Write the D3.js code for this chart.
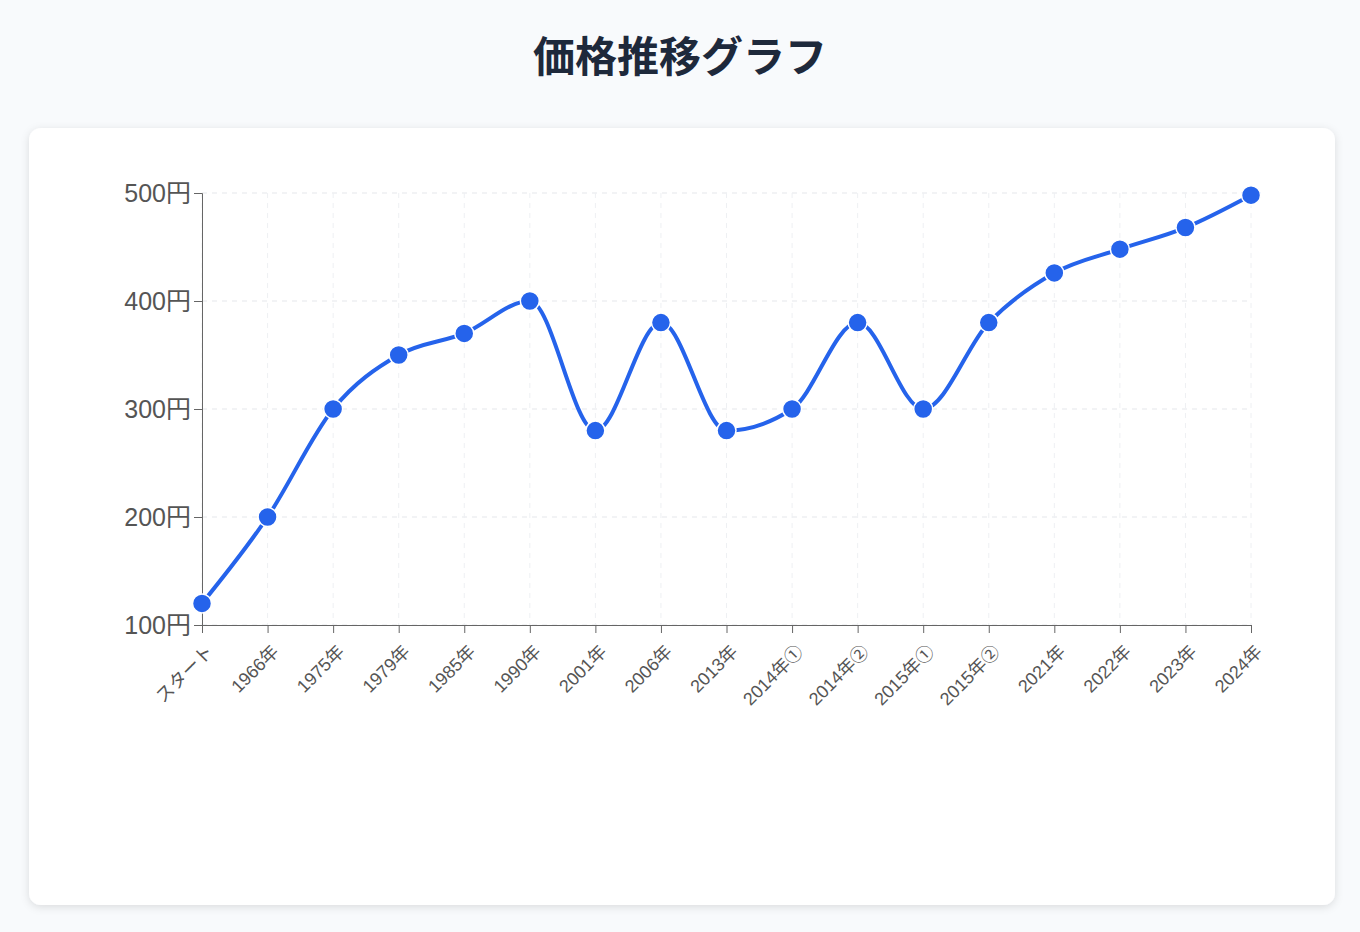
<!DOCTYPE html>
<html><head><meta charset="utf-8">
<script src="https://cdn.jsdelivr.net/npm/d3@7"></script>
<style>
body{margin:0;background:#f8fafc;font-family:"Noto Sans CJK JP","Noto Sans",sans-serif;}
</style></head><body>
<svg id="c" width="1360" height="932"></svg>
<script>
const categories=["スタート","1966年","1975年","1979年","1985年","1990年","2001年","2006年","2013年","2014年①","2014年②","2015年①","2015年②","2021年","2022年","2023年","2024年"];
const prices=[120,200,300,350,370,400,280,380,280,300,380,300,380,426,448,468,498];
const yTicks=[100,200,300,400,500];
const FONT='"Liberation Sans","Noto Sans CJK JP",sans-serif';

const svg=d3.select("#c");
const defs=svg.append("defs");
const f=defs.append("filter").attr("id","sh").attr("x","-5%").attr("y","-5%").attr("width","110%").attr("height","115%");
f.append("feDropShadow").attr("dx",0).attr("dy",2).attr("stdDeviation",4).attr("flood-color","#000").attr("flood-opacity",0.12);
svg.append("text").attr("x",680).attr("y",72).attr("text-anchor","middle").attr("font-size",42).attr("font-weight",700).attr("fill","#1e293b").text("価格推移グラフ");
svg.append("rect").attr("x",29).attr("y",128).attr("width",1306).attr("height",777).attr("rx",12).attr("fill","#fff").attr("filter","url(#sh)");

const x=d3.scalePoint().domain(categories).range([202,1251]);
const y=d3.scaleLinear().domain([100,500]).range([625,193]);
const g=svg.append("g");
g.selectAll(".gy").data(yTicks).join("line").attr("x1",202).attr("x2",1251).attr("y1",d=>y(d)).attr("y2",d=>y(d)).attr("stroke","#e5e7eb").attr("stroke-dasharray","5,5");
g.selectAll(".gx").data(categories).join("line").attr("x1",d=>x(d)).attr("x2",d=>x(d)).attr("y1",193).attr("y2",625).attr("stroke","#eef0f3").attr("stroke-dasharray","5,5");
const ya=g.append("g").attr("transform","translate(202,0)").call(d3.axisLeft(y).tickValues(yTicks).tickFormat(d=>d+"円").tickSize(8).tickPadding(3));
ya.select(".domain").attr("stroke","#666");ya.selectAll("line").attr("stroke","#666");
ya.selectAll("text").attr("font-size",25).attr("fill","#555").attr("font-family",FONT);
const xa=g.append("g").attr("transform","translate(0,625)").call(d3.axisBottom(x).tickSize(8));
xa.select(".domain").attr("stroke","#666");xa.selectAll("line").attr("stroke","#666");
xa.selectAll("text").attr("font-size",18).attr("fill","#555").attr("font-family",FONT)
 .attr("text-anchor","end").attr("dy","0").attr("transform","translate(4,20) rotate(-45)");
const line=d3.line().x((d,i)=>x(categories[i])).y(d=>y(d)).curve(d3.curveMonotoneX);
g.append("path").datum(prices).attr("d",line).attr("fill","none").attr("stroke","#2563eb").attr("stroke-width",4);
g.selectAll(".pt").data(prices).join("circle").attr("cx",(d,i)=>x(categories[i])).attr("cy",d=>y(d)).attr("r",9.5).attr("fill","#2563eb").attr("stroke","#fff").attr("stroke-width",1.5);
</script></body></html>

================================

* [Directions]
In your copy, leave out the pictures and reproduce the material above exactly.

* [Answer for the task]
Write the D3.js code for this chart.
<!DOCTYPE html>
<html><head><meta charset="utf-8">
<script src="https://cdn.jsdelivr.net/npm/d3@7"></script>
<style>
body{margin:0;background:#f8fafc;font-family:"Noto Sans CJK JP","Noto Sans",sans-serif;}
</style></head><body>
<svg id="c" width="1360" height="932"></svg>
<script>
const categories=["スタート","1966年","1975年","1979年","1985年","1990年","2001年","2006年","2013年","2014年①","2014年②","2015年①","2015年②","2021年","2022年","2023年","2024年"];
const prices=[120,200,300,350,370,400,280,380,280,300,380,300,380,426,448,468,498];
const yTicks=[100,200,300,400,500];
const FONT='"Liberation Sans","Noto Sans CJK JP",sans-serif';

const svg=d3.select("#c");
const defs=svg.append("defs");
const f=defs.append("filter").attr("id","sh").attr("x","-5%").attr("y","-5%").attr("width","110%").attr("height","115%");
f.append("feDropShadow").attr("dx",0).attr("dy",2).attr("stdDeviation",4).attr("flood-color","#000").attr("flood-opacity",0.12);
svg.append("text").attr("x",680).attr("y",72).attr("text-anchor","middle").attr("font-size",42).attr("font-weight",700).attr("fill","#1e293b").text("価格推移グラフ");
svg.append("rect").attr("x",29).attr("y",128).attr("width",1306).attr("height",777).attr("rx",12).attr("fill","#fff").attr("filter","url(#sh)");

const x=d3.scalePoint().domain(categories).range([202,1251]);
const y=d3.scaleLinear().domain([100,500]).range([625,193]);
const g=svg.append("g");
g.selectAll(".gy").data(yTicks).join("line").attr("x1",202).attr("x2",1251).attr("y1",d=>y(d)).attr("y2",d=>y(d)).attr("stroke","#e5e7eb").attr("stroke-dasharray","5,5");
g.selectAll(".gx").data(categories).join("line").attr("x1",d=>x(d)).attr("x2",d=>x(d)).attr("y1",193).attr("y2",625).attr("stroke","#eef0f3").attr("stroke-dasharray","5,5");
const ya=g.append("g").attr("transform","translate(202,0)").call(d3.axisLeft(y).tickValues(yTicks).tickFormat(d=>d+"円").tickSize(8).tickPadding(3));
ya.select(".domain").attr("stroke","#666");ya.selectAll("line").attr("stroke","#666");
ya.selectAll("text").attr("font-size",25).attr("fill","#555").attr("font-family",FONT);
const xa=g.append("g").attr("transform","translate(0,625)").call(d3.axisBottom(x).tickSize(8));
xa.select(".domain").attr("stroke","#666");xa.selectAll("line").attr("stroke","#666");
xa.selectAll("text").attr("font-size",18).attr("fill","#555").attr("font-family",FONT)
 .attr("text-anchor","end").attr("dy","0").attr("transform","translate(4,20) rotate(-45)");
const line=d3.line().x((d,i)=>x(categories[i])).y(d=>y(d)).curve(d3.curveMonotoneX);
g.append("path").datum(prices).attr("d",line).attr("fill","none").attr("stroke","#2563eb").attr("stroke-width",4);
g.selectAll(".pt").data(prices).join("circle").attr("cx",(d,i)=>x(categories[i])).attr("cy",d=>y(d)).attr("r",9.5).attr("fill","#2563eb").attr("stroke","#fff").attr("stroke-width",1.5);
</script></body></html>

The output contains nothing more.